Faire évoluer les habitudes et les usages des équipages
L’hydrogène est la deuxième solution possible pour des bateaux de fret avec une propulsion électrique, même si pour le moment, cela reste coûteux. L’hydrogène est aussi actuellement majoritairement produit de manière carbonée. Mais avec l’hydrogène, le bateau peut naviguer pendant 2 à 3 jours en toute autonomie. « C’est une solution de long terme », estime Xavier de Montgros. Comme exemples concrets de bateaux à l’hydrogène, il y a le Jules Verne à Nantes et le le Yelo H2 à la Rochelle. Le premier est un navibus fonctionnant grâce à deux piles à combustible de 5kW chacune, toutes deux équipées de batteries électrochimiques alimentées par de l’hydrogène. Le Yelo H2, navibus également, a été doté d’une pile à combustible de 10 kW, alimentée par 4 réservoirs où 7 kg hydrogène sont stockés à 350 bars.
Concernant la propulsion électrique, il faut aussi comprendre que cela permet d’exécuter les manœuvres plus facilement et plus efficacement qu’avec le diesel. « Le couple est disponible de suite, les hélices tournent moins vite et battent moins l’eau. Il ne faut pas oublier non plus les avantages comme le silence et bien évidemment la suppression de toutes émissions ».
Xavier de Montgros se déclare certain que les solutions hybrides électrique-diesel sont celles qui peuvent faire évoluer rapidement les habitudes et les usages des équipages. L’idée est d’utiliser la propulsion électrique dans les zones citadines et le diesel hors des villes.
Concernant les investissements nécessaires, un bateau pour le transport de passagers à propulsion électrique présente un surcoût de 30 à 50 % avec le prix d’achat des batteries par rapport à une autre motorisation. « Si le bateau navigue 200 jours par an, en 3 à 6 ans, le surcoût est remboursé par les économies sur le carburant et la maintenance, évalue Xavier de Montgros. Celle-ci est égale à zéro sur le moteur, l’usure étant très réduite. Il faut toutefois surveiller les batteries mais cela peut se faire à distance. Cela permet de dire que sur le moyen à long terme, l’électricité est moins chère que le diesel ». Les batteries ont une durée de vie de 8 à 12 ans à bord avec une perte de seulement 20 % de leur capacité au bout de ce délai. D’un point de vue environnemental, les batteries ont ensuite une deuxième vie d’une durée de 10 à 20 ans, leur recyclage ne survenant qu’après. Les batteries Plomb sont actuellement recyclées à 95 %.

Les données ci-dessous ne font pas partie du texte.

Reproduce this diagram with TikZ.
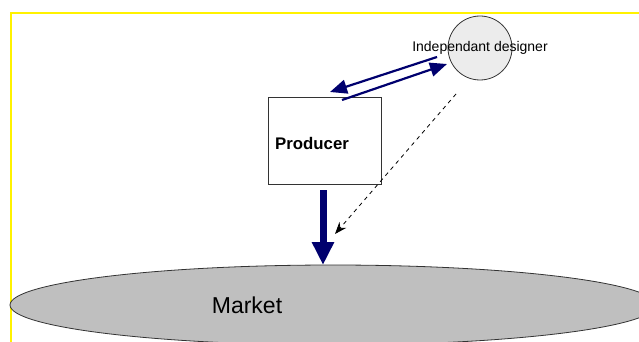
\documentclass[tikz,border=0pt]{standalone}
\usepackage{fontspec}
\setmainfont{Liberation Sans}
\usetikzlibrary{arrows.meta,shapes.geometric}
\definecolor{navy}{RGB}{0,0,110}
\begin{document}
\begin{tikzpicture}[x=1pt,y=-1pt,
  frame/.style={draw=yellow,line width=2pt},
  shapebox/.style={draw=black!80,line width=0.8pt},
  flow/.style={draw=navy,line width=2.2pt,-{Triangle[length=17pt,width=14pt]}},
  bigflow/.style={draw=navy,line width=7pt,-{Triangle[length=23pt,width=21pt]}},
  hint/.style={draw=black,line width=0.8pt,dash pattern=on 4pt off 4pt,-{Stealth[length=12pt,width=9pt]}}]
\useasboundingbox (0,0) rectangle (639,342);
\begin{scope}
\clip (0,0) rectangle (639,342);
\draw[frame] (11,342) -- (11,13) -- (639,13);
\node[shapebox,ellipse,fill=gray!50,minimum width=646pt,minimum height=80pt,inner sep=0pt] (market) at (333,305) {};
\end{scope}
\node[font=\fontsize{23}{26}\selectfont] (mlabel) at (247,305) {Market};
\node[shapebox,circle,fill=gray!15,minimum size=64pt,inner sep=0pt] (designer) at (480,48) {};
\node[font=\fontsize{14}{16}\selectfont] (dlabel) at (480,48) {Independant designer};
\node[shapebox,minimum width=113pt,minimum height=87pt,inner sep=0pt] (producer) at (324.5,140.5) {};
\node[font=\bfseries\fontsize{16.8}{19}\selectfont,anchor=west,inner sep=0pt] (plabel) at (275,143) {Producer};
\coordinate (a1) at (437,57);
\coordinate (a2) at (330,92);
\coordinate (b1) at (342,100);
\coordinate (b2) at (447,64);
\coordinate (p1) at (323,190);
\coordinate (m1) at (323,265);
\coordinate (d1) at (456,94);
\coordinate (d2) at (335,234);
\draw[flow] (a1) -- (a2);
\draw[flow] (b1) -- (b2);
\draw[bigflow] (p1) -- (m1);
\draw[hint] (d1) -- (d2);
\end{tikzpicture}
\end{document}
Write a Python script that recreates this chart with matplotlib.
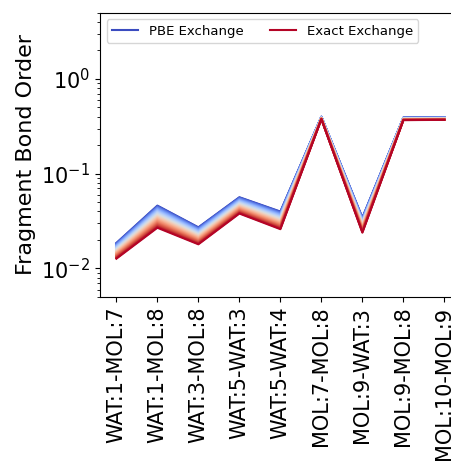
import numpy as np
import matplotlib
matplotlib.use('Agg')
import matplotlib.pyplot as plt

#%% data
pairs = ['WAT:1-MOL:7', 'WAT:1-MOL:8', 'WAT:3-MOL:8', 'WAT:5-WAT:3', 'WAT:5-WAT:4',
         'MOL:7-MOL:8', 'MOL:9-WAT:3', 'MOL:9-MOL:8', 'MOL:10-MOL:9']
pbe = [0.0186, 0.0461, 0.0272, 0.0565, 0.0399, 0.400, 0.0344, 0.391, 0.393]
exact = [0.0127, 0.0269, 0.0180, 0.0380, 0.0260, 0.377, 0.0239, 0.368, 0.370]

#%% exact exchange fraction for the shaded family of curves
frac = np.linspace(0, 1, 41)

fig = plt.figure(figsize=(4.51, 4.61), dpi=100)
# right edge runs past the figure, as in the cropped original
ax = fig.add_axes([0.2217, 0.3557, 0.800, 0.6167])
cmap = plt.get_cmap('coolwarm')

x = np.arange(len(pairs))
pbe = np.array(pbe)
exact = np.array(exact)
for f in frac:
    y = (1 - f) * pbe + f * exact
    lab = None
    if f == 0:
        lab = 'PBE Exchange'
    elif f == 1:
        lab = 'Exact Exchange'
    ax.plot(x, y, color=cmap(f), lw=1.5, label=lab)

ax.set_yscale('log')
ax.set_ylim(5e-3, 5)
ax.set_xticks(x)
ax.set_xticklabels(pairs, rotation=90, fontsize=15)
ax.tick_params(axis='y', labelsize=15)
ax.set_ylabel('Fragment Bond Order', fontsize=16)
ax.legend(loc='upper left', ncol=2, fontsize=9.5)

fig.savefig('out.png', dpi=100)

Parmi les aides financières possibles, il y a le plan d’aide à la modernisation et à l’innovation de VNF, relève Xavier de Montgros. Il y a aussi le suramortissement pour des bateaux propres -électrique et GNL- qui a été intégré dans la loi de finance 2019 à hauteur de 130 %. Les décrets sont en cours de validation. Mais le système ne concerne pas les bateaux hybrides, « ce qui est dommage et un vrai sujet à mettre en avant ».
« La genèse du projet Ecopilote vient de la thèse que j’ai faite à l’UTC de Compiègne en partenariat avec le Cerema, explique Florian Linde, responsable d’étude hydrodynamique navale au Cerema eau, mer et fleuves. Je devais modéliser numériquement la résistance d’avancement d’un bateau fluvial en milieu confiné ». La deuxième partie de cette thèse a été consacrée à concevoir une chaine de prédiction de la consommation de carburant d’un bateau en tenant compte des effets de confinement. « Un modèle d’optimisation de la vitesse en fonction de plusieurs critères dont le confinement afin de réduire la consommation de carburant a ensuite été développé ». Pour obtenir et maintenir une vitesse constante dans une voie d’eau confinée, le bateau doit accélérer davantage que dans une voie d’eau plus large.
« L’idée est de réguler la vitesse avec l’objectif de réduire la consommation globale de carburant et pour cela agir sur la vitesse en fonction des types de voie navigable et des conditions de navigation rencontrée lors d’un trajet », continue Florian Linde. En 2018, des financements de la DGITM ont été obtenus afin de réaliser des mesures en situation réelle lors de la navigation du bateau Bosphore. Avec les mesures effectuées en conditions réelles, il s’agit de valider et d’améliorer le modèle de consommation de carburant modélisé numériquement ainsi que le processus d’optimisation de la vitesse.
« Aujourd’hui, nous sommes toujours en phase de recherche et développement, indique Florian Linde. Nous avons commencé l’étude en 2017. Nous passerons peut-être en phase de validation du concept en 2019 ou 2020 ». Concrètement, la solution pourrait se traduire par un système embarqué à bord du bateau et qui recommande une vitesse de navigation optimale pour une moindre consommation de carburant.